Trygve drove her home, and Bjorn was waiting for them with big signs everywhere, and bouquets of flowers he had picked from their garden. He had baked a cake for her with Trygve the night before, and he made her lunch himself that day, peanut butter and jelly sandwiches, his favorite, and the S'Mores he had learned to make at camp. It was a wonderful homecoming for Chloe. Even Nick had come home from college for the long weekend. And he had given up his room to his sister.
Page and Andy had come by to see her too, after she'd settled in. She was lying on the couch in the living room by then, not looking very comfortable, but extremely happy. She still had quite a lot of pain, but she was trying not to overdo the pain medicine. She didn't want to get hooked on any of it, and she tried to cope with it by distraction.

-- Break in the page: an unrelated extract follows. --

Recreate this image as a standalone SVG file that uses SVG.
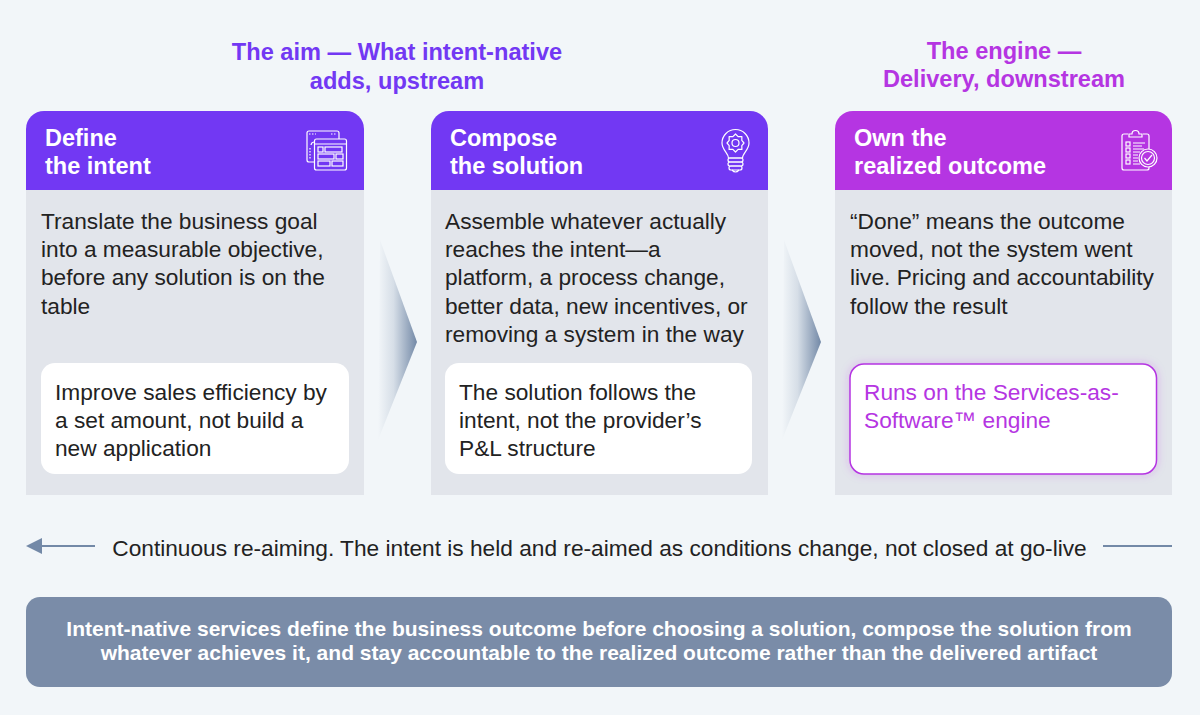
<svg xmlns="http://www.w3.org/2000/svg" width="1200" height="715" viewBox="0 0 1200 715">
<style>
.h{font-family:"Liberation Sans",Arial,sans-serif;font-weight:700}
.t{font-size:23.6px;text-anchor:middle}
.v{fill:#7238f3}.m{fill:#b535e2}
.ht{font-size:23.5px;fill:#fff}
.b{font-family:"Liberation Sans",Arial,sans-serif;font-size:22.7px;fill:#222}
.card{fill:#e2e5eb}
.box{fill:#fff}
.i{fill:none;stroke:#fff;stroke-width:1.2}
.c{stroke:#7389a7;stroke-width:2;fill:none}
.f{font-size:21px;fill:#fff;text-anchor:middle}
</style>
<defs>
<linearGradient id="g"><stop offset="0" stop-color="#7389a7" stop-opacity="0"/><stop offset=".4" stop-color="#7389a7" stop-opacity=".22"/><stop offset="1" stop-color="#7389a7"/></linearGradient>
<filter id="gl" x="-10%" y="-20%" width="120%" height="140%"><feDropShadow dx="0" dy="0" stdDeviation="4" flood-color="#b535e2" flood-opacity=".25"/></filter>
</defs>
<rect width="1200" height="715" fill="#f2f6f9"/>
<g id="title-aim"><text class="h t v" x="397" y="60">The aim — What intent-native</text><text class="h t v" x="397" y="89">adds, upstream</text></g>
<g id="title-engine"><text class="h t m" x="1004" y="59">The engine —</text><text class="h t m" x="1004" y="87">Delivery, downstream</text></g>

<g id="connectors">
<path d="M380 240L417 342L378 440Z" fill="url(#g)"/>
<path d="M784 240L821 342L782 440Z" fill="url(#g)"/>
<path class="c" d="M95 546H40"/><path d="M26 546L42 538V554Z" fill="#7389a7"/>
<path class="c" d="M1103 546H1172"/>
</g>

<g id="node-define">
<path class="card" d="M26 190H364V495H26Z"/>
<path class="v" d="M26 190V129a18 18 0 0 1 18-18H346a18 18 0 0 1 18 18V190Z"/>
<text class="h ht" x="45" y="146">Define</text><text class="h ht" x="45" y="174">the intent</text>
<g class="i"><rect x="307" y="131" width="32" height="31" rx="2"/><path d="M309 134H316M331 134H337" stroke-dasharray="1.500 1.500"/><path d="M310 148V159" stroke-dasharray="1.500 1.500"/><path d="M314 142a3.500 3.500 0 0 0-3 3"/><rect x="314.500" y="139" width="32" height="31" rx="2" fill="#7238f3"/><path d="M314.500 144H346.500"/><rect x="318" y="147" width="5" height="5"/><rect x="325" y="147" width="17" height="5"/><rect x="318" y="154" width="16" height="5"/><rect x="336" y="154" width="7" height="5"/><rect x="318" y="161" width="12" height="5"/><rect x="332" y="161" width="11" height="5"/></g>
<text class="b" x="41" y="228.500">Translate the business goal</text><text class="b" x="41" y="257">into a measurable objective,</text><text class="b" x="41" y="285">before any solution is on the</text><text class="b" x="41" y="313.500">table</text>
<rect class="box" x="41" y="363" width="308" height="111" rx="14"/>
<text class="b" x="55" y="399.500">Improve sales efficiency by</text><text class="b" x="55" y="428">a set amount, not build a</text><text class="b" x="55" y="456">new application</text>
</g>

<g id="node-compose">
<path class="card" d="M431 190H768V495H431Z"/>
<path class="v" d="M431 190V129a18 18 0 0 1 18-18H750a18 18 0 0 1 18 18V190Z"/>
<text class="h ht" x="450" y="146">Compose</text><text class="h ht" x="450" y="174">the solution</text>
<g class="i"><path d="M728.500 158C728.500 153 722 150 722 143a13.500 13.500 0 0 1 27 0C749 150 742.500 153 742.500 158Z"/><circle cx="735.500" cy="143" r="3.500"/><path stroke-linejoin="round" d="M744 143L741.800 145.600L741.900 149.400L738.100 149.300L735.500 152L732.900 149.300L729.100 149.400L729.200 145.600L727 143L729.200 140.400L729.100 136.600L732.900 136.700L735.500 134L738.100 136.700L741.900 136.600L741.800 140.400Z"/><rect x="728" y="158" width="15" height="4" rx="2"/><rect x="728" y="162" width="15" height="4" rx="2"/><rect x="729" y="166" width="13" height="4" rx="2"/><path d="M732 170Q735.500 174 739 170"/></g>
<text class="b" x="445" y="228.500">Assemble whatever actually</text><text class="b" x="445" y="257">reaches the intent—a</text><text class="b" x="445" y="285">platform, a process change,</text><text class="b" x="445" y="313.500">better data, new incentives, or</text><text class="b" x="445" y="342">removing a system in the way</text>
<rect class="box" x="445" y="363" width="307" height="111" rx="14"/>
<text class="b" x="459" y="399.500">The solution follows the</text><text class="b" x="459" y="428">intent, not the provider’s</text><text class="b" x="459" y="456">P&amp;L structure</text>
</g>

<g id="node-own">
<path class="card" d="M835 190H1172V495H835Z"/>
<path class="m" d="M835 190V129a18 18 0 0 1 18-18H1154a18 18 0 0 1 18 18V190Z"/>
<text class="h ht" x="854" y="146">Own the</text><text class="h ht" x="854" y="174">realized outcome</text>
<g class="i"><path d="M1128 134H1124a2 2 0 0 0-2 2V168a2 2 0 0 0 2 2H1147a2 2 0 0 0 2-2V167M1149 149V136a2 2 0 0 0-2-2H1143"/><path d="M1129 137V134H1132a3.500 3.500 0 0 1 7 0H1142V137Z"/><rect x="1126" y="142" width="4" height="4"/><rect x="1126" y="148" width="4" height="4"/><rect x="1126" y="154" width="4" height="4"/><rect x="1126" y="160" width="4" height="4"/><path d="M1133 143H1145M1133 146H1142M1133 149H1144M1133 152H1140M1133 155H1138M1133 158H1138M1133 161H1138M1133 164H1140"/><circle cx="1148" cy="158" r="9" fill="#b535e2"/><circle cx="1148" cy="158" r="6.500"/><path d="M1144.500 158L1147 161L1152 155"/></g>
<text class="b" x="850" y="228.500">“Done” means the outcome</text><text class="b" x="850" y="257">moved, not the system went</text><text class="b" x="850" y="285">live. Pricing and accountability</text><text class="b" x="850" y="313.500">follow the result</text>
<rect class="box" x="850" y="364" width="306.500" height="110" rx="14" stroke="#b535e2" stroke-width="1.500" filter="url(#gl)"/>
<text class="b" x="864" y="399.500" style="fill:#b535e2">Runs on the Services-as-</text><text class="b" x="864" y="428" style="fill:#b535e2">Software™ engine</text>
</g>

<g id="note"><text class="b" x="599.500" y="556" text-anchor="middle">Continuous re-aiming. The intent is held and re-aimed as conditions change, not closed at go-live</text></g>

<g id="footer">
<rect x="26" y="597" width="1146" height="90" rx="14" fill="#7a8ca8"/>
<text class="h f" x="599" y="636">Intent-native services define the business outcome before choosing a solution, compose the solution from</text>
<text class="h f" x="599" y="660">whatever achieves it, and stay accountable to the realized outcome rather than the delivered artifact</text>
</g>
</svg>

Jamie Applegate had come to see her that afternoon too, and he looked suddenly awkward when he arrived. He had visited her a lot in the hospital, and he'd gotten used to seeing her there, but seeing her at home for the first time suddenly reminded him of how dishonest they had been when they had snuck away for the date that had injured her and Allyson, and killed Phillip. It seemed to bring back all of it, for both of them, and they talked quietly for a long time, in the living room, while Bjorn and Trygve and Page and Andy sat in the kitchen.
It was a happy, easy day. For the moment, the worst was over. She might have to be operated on again, the doctor thought it was likely that she would. But she would never be in danger again, or in as much pain, or as severely incapacitated as she still was now. Now it was a matter of repairing the damaged limbs, but not of surviving. She looked pretty and young as she lay on the couch in the living room, covered by a pink blanket Page had given her. It was cashmere, and soft, and she fingered it unconsciously as she and Jamie talked about Allie and Phillip.

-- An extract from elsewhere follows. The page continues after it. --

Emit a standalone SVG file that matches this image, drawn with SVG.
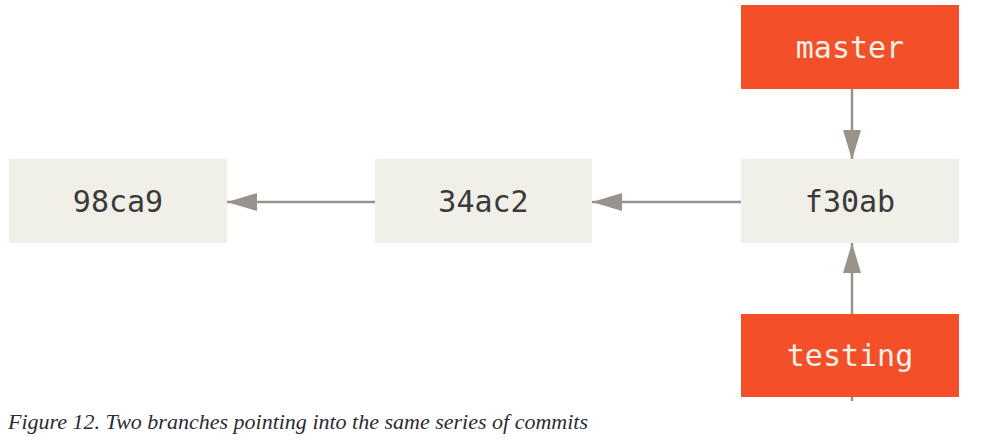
<svg xmlns="http://www.w3.org/2000/svg" width="982" height="443" viewBox="0 0 982 443">
<defs>
<marker id="ah" markerWidth="30" markerHeight="18" refX="30" refY="9" orient="auto" markerUnits="userSpaceOnUse">
<path d="M0,0 L30,9 L0,18 Z" fill="#9a938b"/>
</marker>
<style>
.commit{fill:#f0efe8}
.branch{fill:#f34f29}
.ct{font-family:"DejaVu Sans Mono",monospace;font-size:30px;fill:#3a3a3a;text-anchor:middle}
.bt{font-family:"DejaVu Sans Mono",monospace;font-size:30px;fill:#f0efe8;text-anchor:middle}
.conn{stroke:#9a938b;stroke-width:2.5;fill:none}
.cap{font-family:"Liberation Serif","DejaVu Serif",serif;font-style:italic;font-size:21px;fill:#2b2b33}
</style>
</defs>
<rect width="982" height="443" fill="#fff"/>
<g id="connectors">
<line class="conn" x1="375" y1="202" x2="227" y2="202" marker-end="url(#ah)"/>
<line class="conn" x1="741" y1="202" x2="592" y2="202" marker-end="url(#ah)"/>
<line class="conn" x1="852" y1="89" x2="852" y2="160" marker-end="url(#ah)"/>
<line class="conn" x1="852" y1="314" x2="852" y2="243" marker-end="url(#ah)"/>
<line class="conn" x1="852" y1="397" x2="852" y2="401"/>
</g>
<g id="c98ca9"><rect class="commit" x="9" y="159" width="218" height="84"/><text class="ct" x="118" y="212">98ca9</text></g>
<g id="c34ac2"><rect class="commit" x="375" y="159" width="217" height="84"/><text class="ct" x="483.5" y="212">34ac2</text></g>
<g id="cf30ab"><rect class="commit" x="741" y="159" width="218" height="84"/><text class="ct" x="850" y="212">f30ab</text></g>
<g id="master"><rect class="branch" x="741" y="5" width="218" height="84"/><text class="bt" x="850" y="58">master</text></g>
<g id="testing"><rect class="branch" x="741" y="314" width="218" height="83"/><text class="bt" x="850" y="366">testing</text></g>
<text class="cap" x="8" y="429" textLength="580" lengthAdjust="spacingAndGlyphs">Figure 12. Two branches pointing into the same series of commits</text>
</svg>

“It seems weird, doesn't it?” Chloe said sadly as she looked at him. “I can't call her …you can't call him … it makes me feel so lonely sometimes,” she said sadly, her big eyes looking up at him as he nodded. Chloe had helped him a lot, she talked about the things that he wouldn't have dared to say, about the accident and what she was feeling. Because she was a girl, it seemed okay to her, and it somehow gave him permission to vent the guilt and the anguish he felt for surviving the accident unscathed by the cruel hand of fate that had touched the other three. He was still having trouble with it, and seeing a therapist from time to time to help him get over the inevitable guilt he felt. He had even gone to a group of people who had survived plane crashes, and fires, and accidents, but lost members of their families and friends. It had been a great relief to talk to them, and he had told Chloe all about it.
“So what are we going to do today?” Jamie asked eventually. They had become close friends in the past six weeks, and he thought he knew everything about her. The kind of music she liked, her favorite actors and actresses and movies, the friends she really loved, and the people she hated, the kind of house she wanted to live in when she grew up, how many children she thought she'd like to have, where she wanted to go to college. They talked about everything, from the trivial to the important.
“I don't know,” she said, teasing him, “I thought maybe we'd go dancing.” She hadn't lost her sense of humor through it all, and he took her hand gently and looked at her, after she said it.
“We will one day. I promise you that, we'll go in a great big limousine, like to a prom, and we'll go somewhere and dance all night,” he promised with a look of determination. He was serious, and she was touched by the intensity of his feelings. She liked him a lot too, he had come to mean a lot to her in the past weeks. In an odd way, he had almost come to take the place of Allie. If anyone had asked, she would have said they were best friends now. In a way, they were more than that, and they both knew that too, but they didn't say it in words. They had just come to count on each other. In a funny way, not unlike Page and Trygve.